I should be blogging about radicalisation in Europe – a topic I have been looking at for many years – but it is Bin Laden’s new tape which has caught my imagination.
Assuming it really is Bin Laden – and all the experts seem to think so – the recording proves that Bin Laden is alive and able to communicate with the outside world.
Many questions remain unanswered, however. Where is Bin Laden? Why is it so difficult to find him? Does it matter?
I obviously don’t know where Bin Laden is. Over the years, people have tried to convince me of the wildest theories, ranging from Bin Laden sipping tea somewhere in India to him being locked away in a secret CIA prison in Morocco.
Needless to say, none of my informants could produce even the slightest shred of evidence to substantiate any of these claims.
Still the most plausible scenario is what a very, very senior American intelligence official told me eighteen months ago. Namely that Bin Laden is likely to be somewhere in the Pakistani region of Waziristan.
In his own words: ‘We haven’t stopped looking for him. We still do. But we haven’t had any signal or indication for a long while. It’s embarrassing, but we really don’t know where he is.’
Does it matter? I think it does.
Bin Laden is clearly no longer running Al Qaeda in operational terms. Nor is he the inspirational figure he once was. But he is still an important symbol.
He is the face of 9/11 – Al Qaeda’s one victory, its one moment of undisputed ‘glory’.
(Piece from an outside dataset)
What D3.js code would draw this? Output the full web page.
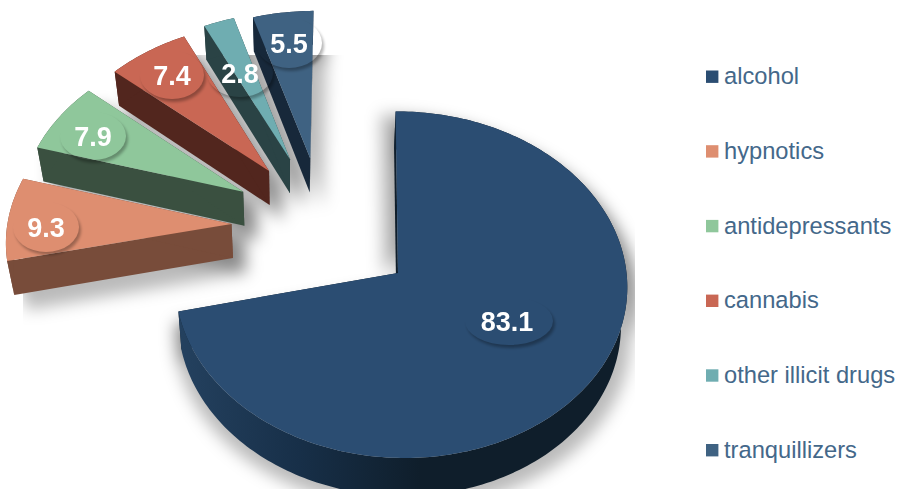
<!DOCTYPE html>
<html>
<head>
<meta charset="utf-8">
<script src="https://cdn.jsdelivr.net/npm/d3@7"></script>
<style>
html, body { margin: 0; padding: 0; background: #fff; }
svg { display: block; }
</style>
</head>
<body>
<svg id="chart" width="898" height="489"></svg>
<script>
// Substance shares
const categories = ["alcohol", "hypnotics", "antidepressants", "cannabis", "other illicit drugs", "tranquillizers"];
const values = [83.1, 9.3, 7.9, 7.4, 2.8, 5.5];
const topColors = ["#2b4d72", "#de8e70", "#8fc79b", "#c96754", "#6fadb1", "#3f6282"];
const sideColors = ["#0f1e2b", "#784c3a", "#3a5040", "#52261e", "#2a4345", "#17283a"];

// Layout of the tilted disc, in disc units and pixels
const cx = 398, cy = 273, radiusX = 228.5, radiusY = 172.45, tilt = 0.0678;
const depth = 34;
// Extrusion converges on a vanishing column; the big wedge is nearer and uses its own
const vanishX = [322, 290, 290, 290, 290, 290];
const converge = [0.0206, 0.025, 0.025, 0.025, 0.025, 0.025];
const extraDepth = [4, 0, 0, 0, 0, 0];
// How far each wedge is pulled out of the disc (right, up)
const explodeU = [0, -0.743, -0.7, -0.588, -0.495, -0.402];
const explodeV = [0, 0.29, 0.487, 0.616, 0.69, 0.695];
// Label bubbles: centre and radii
const bubbleX = [509, 46, 93, 172, 240, 289];
const bubbleY = [321, 227, 136, 75, 73, 43];
const bubbleRx = [44, 33, 33, 32, 33, 33];
const bubbleRy = [24, 25, 24, 24, 24, 25];

const svg = d3.select("#chart");
const defs = svg.append("defs");

defs.append("filter").attr("id", "soft")
  .attr("filterUnits", "userSpaceOnUse")
  .attr("x", -50).attr("y", -50).attr("width", 1000).attr("height", 650)
  .append("feGaussianBlur").attr("stdDeviation", 8);

defs.append("clipPath").attr("id", "shadowArea")
  .append("rect").attr("x", 23).attr("y", 55).attr("width", 612).attr("height", 434);

const rimGradient = defs.append("linearGradient").attr("id", "rim")
  .attr("gradientUnits", "userSpaceOnUse")
  .attr("x1", 180).attr("x2", 420).attr("y1", 0).attr("y2", 0);
rimGradient.append("stop").attr("offset", 0).attr("stop-color", "#24415f");
rimGradient.append("stop").attr("offset", 0.5).attr("stop-color", "#172f48");
rimGradient.append("stop").attr("offset", 1).attr("stop-color", sideColors[0]);

// Outer-only shadow of the label bubbles
const bubbleFilter = defs.append("filter").attr("id", "bubble")
  .attr("x", "-30%").attr("y", "-30%").attr("width", "160%").attr("height", "160%");
bubbleFilter.append("feGaussianBlur").attr("in", "SourceAlpha").attr("stdDeviation", 1.6).attr("result", "b");
bubbleFilter.append("feOffset").attr("in", "b").attr("dx", 2).attr("dy", 2.5).attr("result", "o");
bubbleFilter.append("feComposite").attr("in", "o").attr("in2", "SourceAlpha").attr("operator", "out").attr("result", "c");
bubbleFilter.append("feComponentTransfer").attr("in", "c")
  .append("feFuncA").attr("type", "linear").attr("slope", 0.3);

// Perspective projection of a point on the disc
function project(u, v) {
  const w = 1 + tilt * v;
  return [cx + radiusX * u / w, cy - radiusY * v / w];
}
// The same point on the lower plane of the extrusion
function drop(p, i) {
  return [vanishX[i] + (p[0] - vanishX[i]) * (1 - converge[i]), p[1] + depth + extraDepth[i]];
}

const pie = d3.pie().sort(null).value(d => d)
  .startAngle(-0.6 * Math.PI / 180)
  .endAngle((360 - 0.6) * Math.PI / 180);
const arcs = pie(values);

// Rim of each wedge; the big wedge sits slightly off the disc axis and leans left at the top
const rims = arcs.map((a, i) => {
  const steps = Math.max(4, Math.ceil((a.endAngle - a.startAngle) / 0.02));
  return d3.range(steps + 1).map(s => {
    const t = a.startAngle + (a.endAngle - a.startAngle) * s / steps;
    if (i === 0) {
      const p = project(0.0131 + 0.987 * Math.sin(t), Math.cos(t));
      return [p[0] + (p[1] - cy) * 0.0185, p[1]];
    }
    return project(explodeU[i] + Math.sin(t), explodeV[i] + Math.cos(t));
  });
});
const apexes = arcs.map((a, i) => project(explodeU[i], explodeV[i]));

const path = d3.line();
const closed = pts => path(pts) + "Z";
const order = [5, 4, 3, 2, 1, 0];

// Everything below the top face of one wedge, as closed point lists
function sidePolys(i) {
  const rim = rims[i], apex = apexes[i];
  const band = [...rim, ...rim.map(p => drop(p, i)).reverse()];
  const first = [apex, rim[0], drop(rim[0], i), drop(apex, i)];
  const last = [apex, rim[rim.length - 1], drop(rim[rim.length - 1], i), drop(apex, i)];
  return [first, last, band];
}

// Drop shadows, kept inside the plot rectangle
const shadowLayer = svg.append("g").attr("clip-path", "url(#shadowArea)")
  .append("g").attr("filter", "url(#soft)").attr("fill", "#000").attr("fill-opacity", 0.27);

order.forEach(i => {
  const g = shadowLayer.append("g").attr("transform",
    i === 0 ? `translate(${cx + 3},12) scale(1.03,1) translate(${-cx},0)` : "translate(13,15)");
  g.append("path").attr("d", closed([apexes[i], ...rims[i]]));
  sidePolys(i).forEach(poly => g.append("path").attr("d", closed(poly)));
});
// Shadow thrown to the left of the upright edge of the big wedge
shadowLayer.append("path")
  .attr("transform", "translate(-15,3)")
  .attr("d", closed([apexes[0], ...rims[0].slice(0, 30)]));

// Wedges, back to front: extruded sides first, then the top face
order.forEach(i => {
  const g = svg.append("g").attr("class", "wedge");
  const sideFill = i === 0 ? "url(#rim)" : sideColors[i];
  g.selectAll("path.side")
    .data(sidePolys(i))
    .join("path")
    .attr("class", "side")
    .attr("d", closed)
    .attr("fill", (d, j) => j === 2 ? sideFill : sideColors[i]);
  g.append("path").attr("class", "face").attr("d", closed([apexes[i], ...rims[i]])).attr("fill", topColors[i]);
});

// Value labels
const labels = svg.append("g");
labels.selectAll("ellipse")
  .data(values)
  .join("ellipse")
  .attr("cx", (d, i) => bubbleX[i])
  .attr("cy", (d, i) => bubbleY[i])
  .attr("rx", (d, i) => bubbleRx[i])
  .attr("ry", (d, i) => bubbleRy[i])
  .attr("fill", "#000")
  .attr("filter", "url(#bubble)");
labels.selectAll("text")
  .data(values)
  .join("text")
  .attr("x", (d, i) => bubbleX[i] + (i === 0 ? -2 : 0))
  .attr("y", (d, i) => bubbleY[i])
  .attr("dy", "0.36em")
  .attr("text-anchor", "middle")
  .attr("font-family", "'Liberation Sans', Arial, sans-serif")
  .attr("font-weight", 700)
  .attr("font-size", 27)
  .attr("fill", "#fff")
  .text(d => d.toFixed(1));

// Legend
const legendY = d3.scalePoint().domain(categories).range([76.7, 450.2]);
const legend = svg.append("g").selectAll("g")
  .data(categories)
  .join("g")
  .attr("transform", d => `translate(706,${legendY(d)})`);
legend.append("rect")
  .attr("x", 0).attr("y", -6.2)
  .attr("width", 12.4).attr("height", 12.4)
  .attr("fill", (d, i) => topColors[i]);
legend.append("text")
  .attr("x", 18)
  .attr("y", 0)
  .attr("dy", "0.32em")
  .attr("font-family", "'Liberation Sans', Arial, sans-serif")
  .attr("font-size", 23.7)
  .attr("fill", "#44688a")
  .text(d => d);
</script>
</body>
</html>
No one wants to back a loser. As Bin Laden himself put it: ‘When people see a strong horse and a weak horse, by nature, they will like the strong horse.’
I am under no illusions, of course. The problem won’t be solved with Bin Laden’s capture or death.
But if Bin Laden was to be found and caught, the Al Qaeda brand – its mystique and sense of invincibility – would surely take a serious hit.